Just a suggestion, but running the senators by porting in 13th Age’s Icon system could work pretty well. It would also give the players a chance to have bad, good, or neutral standings with them and use those standings to their advantage.
Hi all,
Yeah – I’ve been thinking of AW a lot and will probably run with that. It just seems to get the grittier vibe that we’re looking for a bit better. I hadn’t thought of gladiators as Battlebabes! That is awesome!

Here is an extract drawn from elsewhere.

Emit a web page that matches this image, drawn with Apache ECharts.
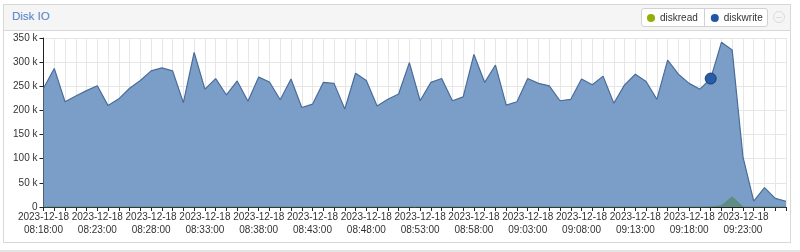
<!DOCTYPE html>
<html>
<head>
<meta charset="utf-8">
<script src="https://cdn.jsdelivr.net/npm/echarts@6/dist/echarts.min.js"></script>
<style>
  html, body { margin:0; padding:0; background:#fff; width:800px; height:252px; overflow:hidden; font-family:"Liberation Sans", Arial, sans-serif; }
  #panel { position:absolute; left:3px; top:4px; width:788px; height:239px; border:1px solid #d8d8d8; background:#fff; box-sizing:border-box; }
  #header { position:absolute; left:0; top:0; right:0; height:25px; background:#f5f5f5; border-bottom:1px solid #d8d8d8; }
  #title { position:absolute; left:8px; top:5px; font-size:11.5px; color:#4f80c9; }
  #legendbox { position:absolute; left:641px; top:8px; width:127px; height:19px; border:1px solid #d2d2d2; border-radius:3px; background:#fff; box-sizing:border-box; }
  #divider { position:absolute; left:704px; top:8px; width:1px; height:19px; background:#d2d2d2; }
  #minus { position:absolute; left:773px; top:11px; width:12px; height:12px; border:1px solid #dcdcdc; border-radius:50%; box-sizing:border-box; }
  #minus:after { content:""; position:absolute; left:2px; top:4.5px; width:6px; height:1px; background:#dcdcdc; }
  #strip { position:absolute; left:0; top:250px; width:800px; height:2px; background:#e4e4e4; }
  #chart { position:absolute; left:0; top:0; width:800px; height:252px; }
</style>
</head>
<body>
<div id="panel"><div id="header"><div id="title">Disk IO</div></div></div>
<div id="legendbox"></div>
<div id="divider"></div>
<div id="minus"></div>
<div id="strip"></div>
<div id="chart"></div>
<script>
// Data (bytes/s), one sample per minute starting 2023-12-18 08:18:00
const startDate = '2023-12-18';
const startHour = 8, startMinute = 18;
const diskwriteK = [246,287,218,230,241,251,210,224,246,262,282,288,282,216,320,244,266,232,261,219,
                    269,259,222,265,206,213,258,256,203,277,262,209,223,234,299,220,258,266,220,228,
                    316,258,294,211,218,266,256,251,220,223,265,253,271,215,253,275,260,223,304,275,
                    256,244,266,341,325,104,12,40,18,12];
const diskreadK  = [0,0,0,0,0,0,0,0,0,0,0,0,0,0,0,0,0,0,0,0,
                    0,0,0,0,0,0,0,0,0,0,0,0,0,0,0,0,0,0,0,0,
                    0,0,0,0,0,0,0,0,0,0,0,0,0,0,0,0,0,0,0,0,
                    0,0,0.3,2.5,21,0,0,0,0,0];
const highlightIndex = 62;
const yTicks = [0, 50000, 100000, 150000, 200000, 250000, 300000, 350000];

const categories = [];
for (let i = 0; i < diskwriteK.length; i++) {
  const t = startHour * 60 + startMinute + i;
  const hh = String(Math.floor(t / 60)).padStart(2, '0');
  const mm = String(t % 60).padStart(2, '0');
  categories.push(startDate + ' ' + hh + ':' + mm + ':00');
}

const writeData = diskwriteK.map((v, i) => {
  if (i === highlightIndex) {
    return { value: v * 1000, symbol: 'circle', symbolSize: 11,
             itemStyle: { color: '#2a5ba6', borderColor: '#1b3d70', borderWidth: 1 } };
  }
  return { value: v * 1000, symbol: 'none' };
});
const readData = diskreadK.map(v => v * 1000);

const chart = echarts.init(document.getElementById('chart'), null, { renderer: 'canvas' });
chart.setOption({
  animation: false,
  legend: {
    left: 642, top: 8, itemWidth: 8, itemHeight: 8, itemGap: 13, icon: 'circle',
    textStyle: { fontSize: 10, color: '#333', fontFamily: 'Liberation Sans' },
    data: ['diskread', 'diskwrite']
  },
  grid: { left: 43.5, right: 14, top: 38, bottom: 45, containLabel: false },
  xAxis: {
    type: 'category', data: categories, boundaryGap: false,
    axisLine: { lineStyle: { color: '#222', width: 1 } },
    axisTick: { interval: 0, length: 4, lineStyle: { color: '#222' } },
    axisLabel: {
      interval: 4, margin: 4, fontSize: 10, color: '#333', lineHeight: 13,
      fontFamily: 'Liberation Sans',
      formatter: v => v.replace(' ', '\n')
    },
    splitLine: { show: true, interval: 0, lineStyle: { color: '#e6e6e6' } }
  },
  yAxis: {
    type: 'value', min: yTicks[0], max: yTicks[yTicks.length - 1], interval: yTicks[1] - yTicks[0],
    axisLine: { show: true, lineStyle: { color: '#222', width: 1 } },
    axisTick: { show: true, length: 4, lineStyle: { color: '#222' } },
    axisLabel: {
      margin: 6, fontSize: 10, color: '#333', fontFamily: 'Liberation Sans',
      formatter: v => v === 0 ? '0' : (v / 1000) + ' k'
    },
    splitLine: { show: true, lineStyle: { color: '#e6e6e6' } }
  },
  series: [
    {
      name: 'diskread', type: 'line', data: readData, symbol: 'none', z: 4,
      itemStyle: { color: '#94ae0a' },
      lineStyle: { color: '#5b8a7c', width: 1 },
      areaStyle: { color: '#5f8d84', opacity: 1 }
    },
    {
      name: 'diskwrite', type: 'line', data: writeData, symbol: 'none', z: 3,
      itemStyle: { color: '#1f56a6' },
      lineStyle: { color: '#4a6c98', width: 1.2 },
      areaStyle: { color: '#7b9ec9', opacity: 1 }
    }
  ]
});
</script>
</body>
</html>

I think I’ll need to develop a new playbook for the senatorials though and build a couple of setting rules:
Define you relationship with your patron as based on one of your stats. This doesn’t change. When you appeal to your partron for succor or aid, roll + stat. On 10+ you get what you want if it’s within their power. On 7-9, you get what you want, but choose 1:
– the cost is high
– you’ve pissed off or insulted your patron
– you’ve insulted or angered someone else
– you only get part of what you wanted
– there are unforseen complications
– etc…
+Kirby – I haven’t checked out the Icon system. Is it an influence system of sorts?
Senators are somewhere between Hocuse and Maestro’D i guess, but Sharp
Chris Allison it’s a system where the player’s association with an Icon can be leveraged for narrative control. It’s pretty sweet.